§ **Given instruction**: Show all lines of the listing that hold the word "Output".

(Figure scripts)
● ● ● ●
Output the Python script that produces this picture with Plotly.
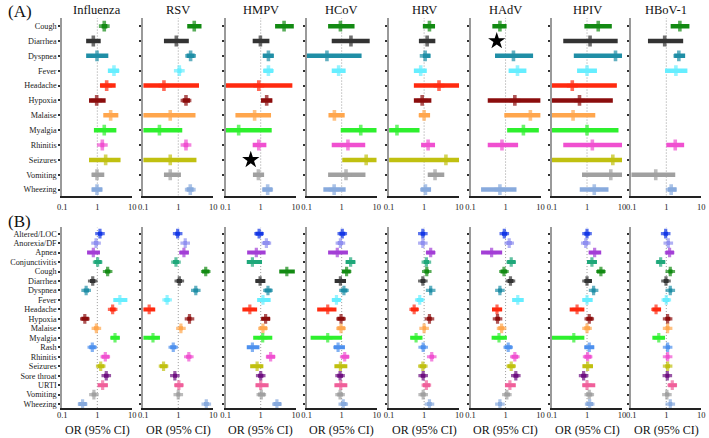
import plotly.graph_objects as go

viruses = ["Influenza", "RSV", "HMPV", "HCoV", "HRV", "HAdV", "HPIV", "HBoV-1"]

symptoms_a = ["Cough", "Diarrhea", "Dyspnea", "Fever", "Headache", "Hypoxia", "Malaise",
              "Myalgia", "Rhinitis", "Seizures", "Vomiting", "Wheezing"]
symptoms_b = ["Altered/LOC", "Anorexia/DF", "Apnea", "Conjunctivitis", "Cough", "Diarrhea",
              "Dyspnea", "Fever", "Headache", "Hypoxia", "Malaise", "Myalgia", "Rash",
              "Rhinitis", "Seizures", "Sore throat", "URTI", "Vomiting", "Wheezing"]

colors = {
    "Altered/LOC": "#1438e6", "Anorexia/DF": "#8f8ff0", "Apnea": "#a33fd6",
    "Conjunctivitis": "#1fa87a", "Cough": "#138a13", "Diarrhea": "#333333",
    "Dyspnea": "#1f8ea6", "Fever": "#66eeff", "Headache": "#ff2a0f", "Hypoxia": "#8b0d0d",
    "Malaise": "#ffa64d", "Myalgia": "#2ef02e", "Rash": "#4d90ee", "Rhinitis": "#f050d0",
    "Seizures": "#c0c010", "Sore throat": "#6e0f80", "URTI": "#f0609a",
    "Vomiting": "#a0a0a0", "Wheezing": "#88aadd",
}

N = None
# Panel A: [OR, lower, upper] per symptom (order of symptoms_a); None = not shown
a_influenza = [[1.58, 1.33, 1.93], [0.77, 0.48, 1.25], [0.98, 0.48, 2.06], [2.99, 2.0, 4.16],
               [1.85, 1.19, 3.34], [0.96, 0.58, 1.73], [2.4, 1.48, 3.98], [1.58, 0.8, 3.49],
               [1.39, 1.22, 1.58], [1.73, 0.58, 4.6], [0.98, 0.69, 1.58], [0.98, 0.69, 1.39]]
a_rsv = [[2.86, 1.8, 4.6], [0.88, 0.39, 2.0], [2.25, 1.73, 2.93], [1.07, 0.94, 1.24],
         [0.39, 0.1, 3.9], [1.66, 1.33, 2.15], [0.59, 0.1, 3.1], [0.29, 0.1, 1.3],
         [1.66, 1.42, 1.93], [0.59, 0.1, 3.3], [0.59, 0.39, 1.19], [2.2, 1.73, 2.74]]
a_hmpv = [[4.64, 2.57, 8.8], [0.98, 0.59, 1.77], [1.66, 1.14, 2.35], [1.66, 1.19, 2.25],
          [0.88, 0.1, 8.0], [1.48, 1.02, 2.15], [0.67, 0.19, 1.97], [0.235, 0.1, 2.06],
          [0.88, 0.59, 1.45], N, [0.86, 0.6, 1.25], [1.58, 1.12, 2.15]]
a_hcov = [[0.92, 0.41, 2.33], [1.84, 0.52, 6.3], [0.38, 0.1, 3.7], [0.82, 0.52, 1.3],
          N, N, [0.62, 0.42, 1.22], [3.5, 0.94, 10.0],
          [1.51, 0.52, 4.7], [5.0, 1.04, 10.0], [1.33, 0.41, 4.77], [0.61, 0.3, 1.3]]
a_hrv = [[1.42, 0.92, 2.05], [1.22, 0.71, 2.09], [1.07, 0.92, 1.51], [0.8, 0.51, 1.19],
         [2.66, 0.51, 10.0], [0.88, 0.51, 1.61], [1.0, 0.71, 1.48], [0.168, 0.1, 0.74],
         [1.3, 0.82, 2.05], [4.19, 0.1, 10.0], [2.05, 1.27, 3.76], [1.09, 0.82, 1.58]]
a_hadv = [[0.69, 0.42, 1.07], N, [1.68, 0.5, 6.1], [2.19, 1.22, 3.93],
          N, [1.84, 0.31, 10.0], [5.1, 0.92, 10.0], [3.23, 1.11, 8.9],
          [0.79, 0.31, 2.28], N, N, [0.69, 0.2, 2.05]]
a_hpiv = [[2.09, 0.84, 5.1], [1.22, 0.21, 7.5], [6.5, 0.42, 10.0], [1.0, 0.52, 1.92],
          [0.38, 0.1, 7.1], [0.61, 0.1, 5.45], [0.4, 0.1, 1.72], [1.0, 0.1, 7.9],
          [1.42, 0.21, 10.0], [5.45, 0.1, 10.0], [4.77, 0.72, 10.0], [1.61, 0.62, 4.1]]
a_hbov = [[2.44, 1.33, 4.57], [0.9, 0.3, 3.03], [2.28, 1.68, 3.45], [1.88, 0.92, 4.0],
          N, N, N, N, [1.8, 1.0, 3.23], N, [0.5, 0.1, 1.8], [1.38, 1.11, 1.96]]

# Stars (no estimate): (virus index, symptom, x position)
star_virus = [2, 5]
star_symptom = ["Seizures", "Diarrhea"]
star_x = [0.52, 0.56]

# Panel B
b_influenza = [[1.19, 1.04, 1.39], [0.92, 0.8, 1.07], [0.77, 0.51, 1.19], [1.02, 0.82, 1.33],
               [1.97, 1.66, 2.35], [0.74, 0.62, 0.88], [0.48, 0.41, 0.58], [4.4, 2.86, 7.2],
               [2.74, 2.3, 3.34], [0.44, 0.35, 0.57], [0.94, 0.8, 1.09], [3.2, 2.4, 4.35],
               [0.72, 0.59, 0.9], [1.69, 1.33, 2.2], [1.25, 1.02, 1.58], [1.8, 1.55, 2.1],
               [1.42, 1.02, 2.0], [0.8, 0.69, 0.94], [0.38, 0.29, 0.5]]
b_rsv = [[0.96, 0.82, 1.11], [1.58, 1.41, 1.76], [1.45, 1.09, 2.0], [0.86, 0.71, 1.04],
         [6.07, 4.77, 7.7], [1.07, 0.9, 1.27], [3.16, 2.7, 3.68], [0.48, 0.4, 0.57],
         [0.148, 0.1, 0.22], [2.09, 1.8, 2.38], [1.19, 1.04, 1.36], [0.19, 0.1, 0.3],
         [0.72, 0.59, 0.88], [2.0, 1.68, 2.38], [0.38, 0.3, 0.49], [0.8, 0.71, 0.92],
         [1.04, 0.79, 1.38], [1.0, 0.88, 1.14], [6.3, 5.4, 7.4]]
b_hmpv = [[0.9, 0.71, 1.16], [1.45, 1.16, 1.8], [0.75, 0.41, 1.38], [0.58, 0.4, 1.09],
          [5.56, 3.38, 9.4], [0.96, 0.71, 1.36], [1.61, 1.3, 2.05], [1.16, 0.79, 1.92],
          [0.49, 0.3, 0.79], [1.38, 1.04, 1.84], [1.16, 0.92, 1.51], [1.14, 0.61, 2.14],
          [0.58, 0.4, 0.92], [1.92, 1.45, 2.55], [0.79, 0.5, 1.19], [1.0, 0.84, 1.19],
          [1.0, 0.71, 1.68], [1.04, 0.84, 1.33], [2.9, 2.3, 3.84]]
b_hcov = [[1.04, 0.86, 1.27], [0.92, 0.77, 1.09], [0.75, 0.41, 1.51], [1.8, 1.3, 2.44],
          [1.38, 1.02, 1.8], [0.92, 0.63, 1.33], [1.16, 0.94, 1.45], [0.71, 0.53, 0.94],
          [0.4, 0.2, 0.71], [0.96, 0.75, 1.22], [0.96, 0.75, 1.24], [0.4, 0.13, 1.02],
          [0.79, 0.6, 1.24], [1.22, 0.98, 1.61], [0.92, 0.62, 1.45], [0.9, 0.75, 1.09],
          [0.94, 0.62, 1.45], [0.9, 0.75, 1.09], [1.11, 0.94, 1.38]]
b_hrv = [[0.92, 0.8, 1.07], [0.92, 0.8, 1.04], [1.54, 1.14, 2.05], [1.16, 0.98, 1.38],
         [1.19, 1.02, 1.38], [0.92, 0.79, 1.09], [1.54, 1.38, 1.72], [0.75, 0.61, 0.94],
         [0.52, 0.42, 0.68], [1.42, 1.22, 1.65], [1.0, 0.9, 1.14], [0.59, 0.4, 0.9],
         [0.94, 0.8, 1.11], [1.65, 1.42, 1.92], [0.92, 0.74, 1.14], [0.94, 0.8, 1.09],
         [1.16, 0.92, 1.48], [0.94, 0.79, 1.11], [1.42, 1.22, 1.65]]
b_hadv = [[0.92, 0.79, 1.11], [1.27, 1.07, 1.51], [0.4, 0.2, 0.8], [1.45, 1.11, 1.92],
          [0.9, 0.72, 1.11], [1.38, 1.14, 1.68], [0.69, 0.61, 0.79], [2.23, 1.54, 3.3],
          [0.57, 0.41, 0.8], [0.59, 0.51, 0.69], [0.77, 0.62, 0.92], [0.65, 0.4, 1.09],
          [1.19, 0.94, 1.51], [1.84, 1.48, 2.28], [1.45, 1.14, 1.84], [1.96, 1.68, 2.33],
          [1.33, 0.96, 1.96], [1.09, 0.92, 1.33], [0.69, 0.61, 0.79]]
b_hpiv = [[1.0, 0.84, 1.19], [0.92, 0.77, 1.09], [1.65, 1.11, 2.54], [1.38, 1.0, 1.92],
          [2.49, 1.92, 3.23], [1.0, 0.84, 1.38], [1.54, 1.35, 1.76], [1.0, 0.74, 1.45],
          [0.52, 0.32, 0.84], [1.16, 0.96, 1.45], [1.0, 0.84, 1.22], [0.42, 0.1, 0.84],
          [1.16, 0.84, 1.61], [1.04, 0.84, 1.33], [1.04, 0.74, 1.48], [0.8, 0.68, 0.96],
          [1.0, 0.74, 1.72], [1.16, 0.96, 1.42], [1.19, 0.96, 1.48]]
b_hbov = [[0.96, 0.84, 1.11], [1.14, 1.02, 1.27], [1.24, 0.96, 1.65], [0.69, 0.52, 0.92],
          [1.3, 1.14, 1.51], [0.98, 0.84, 1.16], [1.3, 1.16, 1.48], [1.0, 0.8, 1.24],
          [0.51, 0.4, 0.71], [1.09, 0.94, 1.3], [1.09, 0.96, 1.24], [0.61, 0.4, 0.92],
          [1.09, 0.96, 1.27], [1.09, 0.96, 1.24], [1.09, 0.94, 1.27], [1.07, 0.94, 1.22],
          [1.48, 1.14, 2.0], [1.04, 0.92, 1.22], [1.3, 1.16, 1.48]]

data_a = [a_influenza, a_rsv, a_hmpv, a_hcov, a_hrv, a_hadv, a_hpiv, a_hbov]
data_b = [b_influenza, b_rsv, b_hmpv, b_hcov, b_hrv, b_hadv, b_hpiv, b_hbov]
xticks = [0.1, 1, 10]
xticktext = ["0.1", "1", "10"]

# ---- layout geometry (pixels) ----
W, H = 709, 438
lefts = [58, 140, 223.5, 305.5, 389, 471.5, 554, 634.3]
pw = 71
secA = dict(top=18, bottom=196, rng=[11.4, -0.55], standoff=2, lw=4.5, ms=9)
secB = dict(top=228, bottom=409, rng=[18.42, -0.65], standoff=-2, lw=4, ms=8)
FONT = "Liberation Serif, Times New Roman, serif"

fig = go.Figure()

def px_x(v):
    return v / W

def px_y(v):
    return 1 - v / H

layout = {}
for s_i, (sec, data, syms) in enumerate([(secA, data_a, symptoms_a), (secB, data_b, symptoms_b)]):
    for k in range(8):
        n = s_i * 8 + k + 1
        xa = "x" if n == 1 else f"x{n}"
        ya = "y" if n == 1 else f"y{n}"
        # reference line at OR = 1
        fig.add_trace(go.Scatter(x=[1, 1], y=[sec["rng"][0], sec["rng"][1]], mode="lines",
                                 line=dict(color="#9a9a9a", width=1, dash="1px,2px"),
                                 xaxis=xa, yaxis=ya, showlegend=False, hoverinfo="skip"))
        for i, sym in enumerate(syms):
            rec = data[k][i]
            if rec is None:
                continue
            orv, lo, hi = rec
            fig.add_trace(go.Scatter(
                x=[lo, orv, hi], y=[i, i, i], mode="lines+markers",
                line=dict(color=colors[sym], width=sec["lw"]),
                marker=dict(symbol="cross", size=[0, sec["ms"], 0], color=colors[sym],
                            line=dict(width=0)),
                xaxis=xa, yaxis=ya, showlegend=False))
        if s_i == 0:
            for vi, sym, sx in zip(star_virus, star_symptom, star_x):
                if vi == k:
                    fig.add_trace(go.Scatter(x=[sx], y=[symptoms_a.index(sym)], mode="markers",
                                             marker=dict(symbol="star", size=13, color="black"),
                                             xaxis=xa, yaxis=ya, showlegend=False))
        key_x = "xaxis" if n == 1 else f"xaxis{n}"
        key_y = "yaxis" if n == 1 else f"yaxis{n}"
        layout[key_x] = dict(
            type="log", range=[-1, 1], domain=[px_x(lefts[k]), px_x(lefts[k] + pw)],
            anchor=ya, tickvals=xticks, ticktext=xticktext, showgrid=False, zeroline=False,
            showline=True, linecolor="#222222", linewidth=2, ticks="",
            ticklabelstandoff=sec["standoff"],
            tickfont=dict(family=FONT, size=8.5, color="#222"))
        layout[key_y] = dict(
            range=sec["rng"], domain=[px_y(sec["bottom"]), px_y(sec["top"])], anchor=xa,
            tickvals=list(range(len(syms))), ticktext=syms, showticklabels=(k == 0),
            showgrid=False, zeroline=False, showline=True, linecolor="#9a9a9a", linewidth=2,
            ticks="outside", ticklen=2, tickwidth=1.5, tickcolor="#333",
            tickfont=dict(family=FONT, size=8.2, color="#222"))

annotations = []
for k, v in enumerate(viruses):
    annotations.append(dict(text=v, x=px_x(lefts[k] + pw / 2), y=px_y(10), xref="paper",
                            yref="paper", showarrow=False, xanchor="center", yanchor="middle",
                            font=dict(family=FONT, size=12.5, color="#111")))
    annotations.append(dict(text="OR (95% CI)", x=px_x(lefts[k] + pw / 2), y=px_y(431),
                            xref="paper", yref="paper", showarrow=False, xanchor="center",
                            yanchor="middle", font=dict(family=FONT, size=12, color="#111")))
annotations.append(dict(text="(A)", x=px_x(1), y=px_y(12), xref="paper", yref="paper",
                        showarrow=False, xanchor="left", yanchor="middle",
                        font=dict(family=FONT, size=17, color="#111")))
annotations.append(dict(text="(B)", x=px_x(1), y=px_y(222), xref="paper", yref="paper",
                        showarrow=False, xanchor="left", yanchor="middle",
                        font=dict(family=FONT, size=17, color="#111")))

fig.update_layout(width=W, height=H, margin=dict(l=0, r=0, t=0, b=0),
                  plot_bgcolor="white", paper_bgcolor="white", showlegend=False,
                  annotations=annotations, **layout)

fig.write_html("out.html", config={"displayModeBar": False},
               post_script="document.body.style.margin='0';document.body.style.overflow='hidden';")
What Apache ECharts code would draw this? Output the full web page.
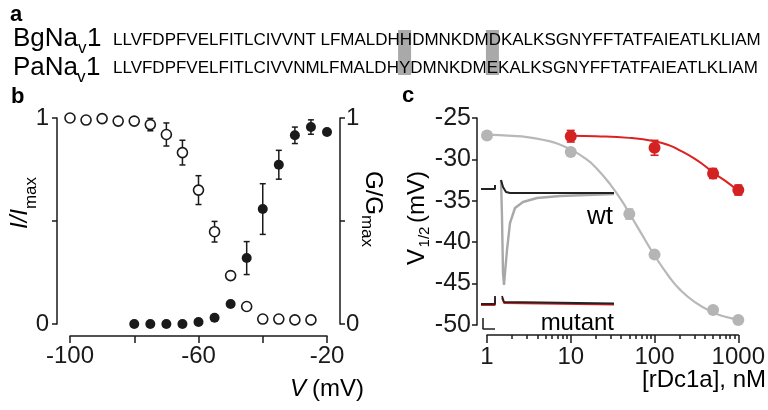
<!DOCTYPE html>
<html>
<head>
<meta charset="utf-8">
<script src="https://cdn.jsdelivr.net/npm/echarts@6/dist/echarts.min.js"></script>
<style>
  html, body { margin: 0; padding: 0; background: #fff; }
  #main { width: 768px; height: 410px; }
</style>
</head>
<body>
<div id="main"></div>
<script>
// panel a: sequences, highlighted positions (0-based)
var seqBg = 'LLVFDPFVELFITLCIVVNT LFMALDHHDMNKDMDKALKSGNYFFTATFAIEATLKLIAM';
var seqPa = 'LLVFDPFVELFITLCIVVNMLFMALDHYDMNKDMEKALKSGNYFFTATFAIEATLKLIAM';
var marked = [27, 34];

// panel b: inactivation (open) and activation (filled)
var inactV = [-100, -95, -90, -85, -80, -75, -70, -65, -60, -55, -50, -45, -40, -35, -30, -25];
var inactMean = [1.0, 0.99, 0.997, 0.985, 0.985, 0.968, 0.92, 0.832, 0.65, 0.448, 0.235, 0.085, 0.024, 0.024, 0.02, 0.02];
var inactErr = [0, 0.01, 0.01, 0.01, 0, 0.03, 0.056, 0.06, 0.07, 0.05, 0, 0, 0.01, 0.01, 0.01, 0.01];
var actV = [-80, -75, -70, -65, -60, -55, -50, -45, -40, -35, -30, -25, -20];
var actMean = [0, 0, 0, 0, 0.01, 0.03, 0.097, 0.32, 0.558, 0.773, 0.916, 0.956, 0.932];
var actErr = [0, 0, 0, 0, 0, 0, 0, 0.08, 0.123, 0.07, 0.04, 0.035, 0];

// panel c: V1/2 vs toxin
var wtDose = [1, 10, 50, 100, 500, 1000];
var wtV = [-27.1, -29.1, -36.6, -41.5, -48.2, -49.4];
var wtErr = [0, 0.3, 0.6, 0.3, 0, 0];
var mutDose = [10, 100, 500, 1000];
var mutV = [-27.2, -28.6, -31.7, -33.7];
var mutErr = [0.7, 0.9, 0.6, 0.6];
var wtFitX = [1, 2, 3, 5, 7, 10, 15, 20, 30, 40, 50, 70, 100, 150, 200, 300, 500, 700, 1000];
var wtFitY = [-27.0, -27.15, -27.3, -27.7, -28.1, -28.8, -29.9, -31.0, -33.1, -34.9, -36.5, -39.0, -41.6, -44.2, -45.7, -47.2, -48.5, -49.0, -49.35];
var mutFitX = [10, 20, 50, 100, 150, 200, 300, 400, 500, 700, 1000];
var mutFitY = [-27.15, -27.2, -27.4, -27.8, -28.3, -28.9, -29.9, -30.8, -31.6, -32.6, -33.8];
var minorDose = [2, 3, 4, 5, 6, 7, 8, 9, 20, 30, 40, 50, 60, 70, 80, 90, 200, 300, 400, 500, 600, 700, 800, 900];

// inset traces (arbitrary units)
var wtCtrlL = [[3, 146], [17, 146], [17, 150]];
var wtCtrlR = [[23, 155], [25, 148], [28, 143], [32, 142], [136, 142]];
var wtTox = [[23, 155], [24, 118], [25, 62], [26, 50], [27, 62], [29, 85], [32, 112], [37, 127], [45, 133], [59, 137], [82, 139], [136, 141]];
var mutCtrlL = [[3, 31], [17, 31], [17, 39]];
var mutCtrlR = [[24, 39], [26, 33], [28, 31.5], [136, 31.5]];
var mutToxL = [[3, 30], [17, 30], [17, 37]];
var mutToxR = [[24, 37], [26, 32], [28, 30.3], [136, 30.3]];
var scaleBar = [[5, 17], [5, 6], [17, 6]];

var FONT = 'Liberation Sans';
var INK = '#1a1a1a';

function zip(xs, ys) {
  return xs.map(function (x, i) { return [x, ys[i]]; });
}

function errorSeries(xs, ys, es, xi, yi, color, cap, w) {
  var data = [];
  for (var i = 0; i < xs.length; i++) {
    if (es[i] > 0) data.push([xs[i], ys[i] - es[i], ys[i] + es[i]]);
  }
  return {
    type: 'custom',
    xAxisIndex: xi,
    yAxisIndex: yi,
    z: 3,
    silent: true,
    data: data,
    renderItem: function (params, api) {
      var lo = api.coord([api.value(0), api.value(1)]);
      var hi = api.coord([api.value(0), api.value(2)]);
      var st = { stroke: color, lineWidth: w };
      return {
        type: 'group',
        children: [
          { type: 'line', shape: { x1: lo[0], y1: lo[1], x2: hi[0], y2: hi[1] }, style: st },
          { type: 'line', shape: { x1: lo[0] - cap, y1: lo[1], x2: lo[0] + cap, y2: lo[1] }, style: st },
          { type: 'line', shape: { x1: hi[0] - cap, y1: hi[1], x2: hi[0] + cap, y2: hi[1] }, style: st }
        ]
      };
    }
  };
}

function lineS(data, color, width, xi, yi, smooth) {
  return {
    type: 'line', data: data, xAxisIndex: xi, yAxisIndex: yi,
    showSymbol: false, smooth: smooth || false, z: 2, silent: true,
    lineStyle: { color: color, width: width }
  };
}

var axisBase = {
  axisLine: { onZero: false, lineStyle: { color: INK, width: 1.5 } },
  axisTick: { lineStyle: { color: INK, width: 1.5 } },
  axisLabel: { color: INK, fontSize: 24, fontFamily: FONT },
  splitLine: { show: false }
};

function ax(extra) {
  var o = JSON.parse(JSON.stringify(axisBase));
  for (var k in extra) {
    if (typeof extra[k] === 'object' && !Array.isArray(extra[k]) && o[k]) {
      for (var j in extra[k]) o[k][j] = extra[k][j];
    } else {
      o[k] = extra[k];
    }
  }
  return o;
}

// highlight boxes centred on the marked residues
var seqX = 113;
var seqFont = '17px ' + FONT;
var ctx = document.createElement('canvas').getContext('2d');
ctx.font = seqFont;
var boxes = marked.map(function (i) {
  var x0 = ctx.measureText(seqPa.slice(0, i)).width;
  var w = ctx.measureText(seqPa.charAt(i)).width;
  return {
    type: 'rect', z: 0,
    shape: { x: seqX + x0 + w / 2 - 6.5, y: 30, width: 13, height: 45 },
    style: { fill: '#a9a9a9' }
  };
});

function txt(x, y, s, font, extra) {
  var st = { text: s, font: font, fill: '#000', textVerticalAlign: 'middle' };
  var el = { type: 'text', x: x, y: y, z: 5, style: st };
  if (extra) {
    if (extra.align) st.textAlign = extra.align;
    if (extra.rot) el.rotation = extra.rot;
  }
  return el;
}

var chart = echarts.init(document.getElementById('main'));

var option = {
  animation: false,
  backgroundColor: '#fff',
  grid: [
    { left: 70, top: 118, width: 257, height: 206 },
    { left: 487, top: 118, width: 256, height: 207 },
    { left: 478, top: 175, width: 140, height: 160 }
  ],
  xAxis: [
    ax({ gridIndex: 0, type: 'value', position: 'bottom', min: -100, max: -20, interval: 20, offset: 12,
      axisTick: { length: 7 },
      axisLabel: { margin: 8, formatter: function (v) { return (v === -100 || v === -60 || v === -20) ? String(v) : ''; } } }),
    ax({ gridIndex: 1, type: 'log', logBase: 10, position: 'bottom', min: 1, max: 1000, offset: 10,
      axisTick: { length: 8 },
      axisLabel: { margin: 10, formatter: function (v) { return String(Math.round(v)); } } }),
    ax({ gridIndex: 1, type: 'log', logBase: 10, position: 'bottom', min: 1, max: 1000, offset: 10,
      axisLine: { show: false }, axisLabel: { show: false },
      axisTick: { length: 4, customValues: minorDose } }),
    { gridIndex: 2, type: 'value', min: 0, max: 140, show: false }
  ],
  yAxis: [
    ax({ gridIndex: 0, type: 'value', position: 'left', min: 0, max: 1, interval: 0.5, offset: 13,
      axisTick: { length: 5 },
      axisLabel: { margin: 8, formatter: function (v) { return v === 0.5 ? '' : String(v); } } }),
    ax({ gridIndex: 0, type: 'value', position: 'right', min: 0, max: 1, interval: 0.5, offset: 13,
      axisTick: { length: 5 },
      axisLabel: { margin: 6, formatter: function (v) { return v === 0.5 ? '' : String(v); } } }),
    ax({ gridIndex: 1, type: 'value', position: 'left', min: -50, max: -25, interval: 5, offset: 10,
      axisTick: { length: 5 }, axisLabel: { margin: 6, fontSize: 25 } }),
    { gridIndex: 2, type: 'value', min: 0, max: 160, show: false }
  ],
  series: [
    // panel b
    errorSeries(inactV, inactMean, inactErr, 0, 0, INK, 3, 1.5),
    errorSeries(actV, actMean, actErr, 0, 1, INK, 3, 1.5),
    { type: 'scatter', xAxisIndex: 0, yAxisIndex: 0, data: zip(inactV, inactMean), symbolSize: 10, z: 4, clip: false,
      itemStyle: { color: '#fff', borderColor: INK, borderWidth: 1.6, opacity: 1 } },
    { type: 'scatter', xAxisIndex: 0, yAxisIndex: 1, data: zip(actV, actMean), symbolSize: 10, z: 4, clip: false,
      itemStyle: { color: INK, opacity: 1 } },
    // panel c
    lineS(zip(wtFitX, wtFitY), '#b8b8b8', 2.2, 1, 2, true),
    lineS(zip(mutFitX, mutFitY), '#dd2020', 2, 1, 2, true),
    errorSeries(wtDose, wtV, wtErr, 1, 2, '#b5b5b5', 4, 1.6),
    errorSeries(mutDose, mutV, mutErr, 1, 2, '#d42222', 4, 1.6),
    { type: 'scatter', xAxisIndex: 1, yAxisIndex: 2, data: zip(wtDose, wtV), symbolSize: 12, z: 4, clip: false,
      itemStyle: { color: '#b5b5b5', opacity: 1 } },
    { type: 'scatter', xAxisIndex: 1, yAxisIndex: 2, data: zip(mutDose, mutV), symbolSize: 12, z: 4, clip: false,
      itemStyle: { color: '#d42222', opacity: 1 } },
    // inset traces
    lineS(wtTox, '#a8a8a8', 2.4, 3, 3),
    lineS(wtCtrlL, '#222', 2, 3, 3),
    lineS(wtCtrlR, '#222', 2, 3, 3),
    lineS(mutToxL, '#e02020', 1.8, 3, 3),
    lineS(mutToxR, '#e02020', 1.8, 3, 3),
    lineS(mutCtrlL, '#222', 1.8, 3, 3),
    lineS(mutCtrlR, '#222', 1.8, 3, 3),
    lineS(scaleBar, '#222', 1.6, 3, 3)
  ],
  graphic: boxes.concat([
    // panel letters
    txt(10, 15, 'a', 'bold 22px ' + FONT),
    txt(11, 97, 'b', 'bold 22px ' + FONT),
    txt(402, 96, 'c', 'bold 22px ' + FONT),
    // panel a
    txt(seqX, 40, seqBg, seqFont),
    txt(seqX, 68, seqPa, seqFont),
    txt(13, 39, 'BgNa', '26px ' + FONT),
    txt(78, 48, 'v', '17px ' + FONT),
    txt(87, 39, '1', '26px ' + FONT),
    txt(13, 68, 'PaNa', '26px ' + FONT),
    txt(77, 77, 'v', '17px ' + FONT),
    txt(86, 68, '1', '26px ' + FONT),
    // panel b axis names
    txt(20, 219, 'I/I', 'italic 24px ' + FONT, { align: 'center', rot: Math.PI / 2 }),
    txt(31, 193, 'max', '17px ' + FONT, { align: 'center', rot: Math.PI / 2 }),
    txt(373, 193, 'G/G', '24px ' + FONT, { align: 'center', rot: -Math.PI / 2 }),
    txt(367, 231, 'max', '17px ' + FONT, { align: 'center', rot: -Math.PI / 2 }),
    txt(290, 389, 'V', 'italic 24px ' + FONT),
    txt(312, 389, '(mV)', '24px ' + FONT),
    // panel c axis names and inset labels
    txt(417, 257, 'V', '24px ' + FONT, { align: 'center', rot: Math.PI / 2 }),
    txt(425, 237, '1/2', '15px ' + FONT, { align: 'center', rot: Math.PI / 2 }),
    txt(417, 197, '(mV)', '24px ' + FONT, { align: 'center', rot: Math.PI / 2 }),
    txt(766, 380, '[rDc1a], nM', '24px ' + FONT, { align: 'right' }),
    txt(613, 217, 'wt', '26px ' + FONT, { align: 'right' }),
    txt(614, 323, 'mutant', '24px ' + FONT, { align: 'right' })
  ])
};

chart.setOption(option);
</script>
</body>
</html>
● ● ● ●
§ **Solution for this problem**:
Output the Python script that produces this picture with Plotly.
What Apache ECharts code would draw this? Output the full web page.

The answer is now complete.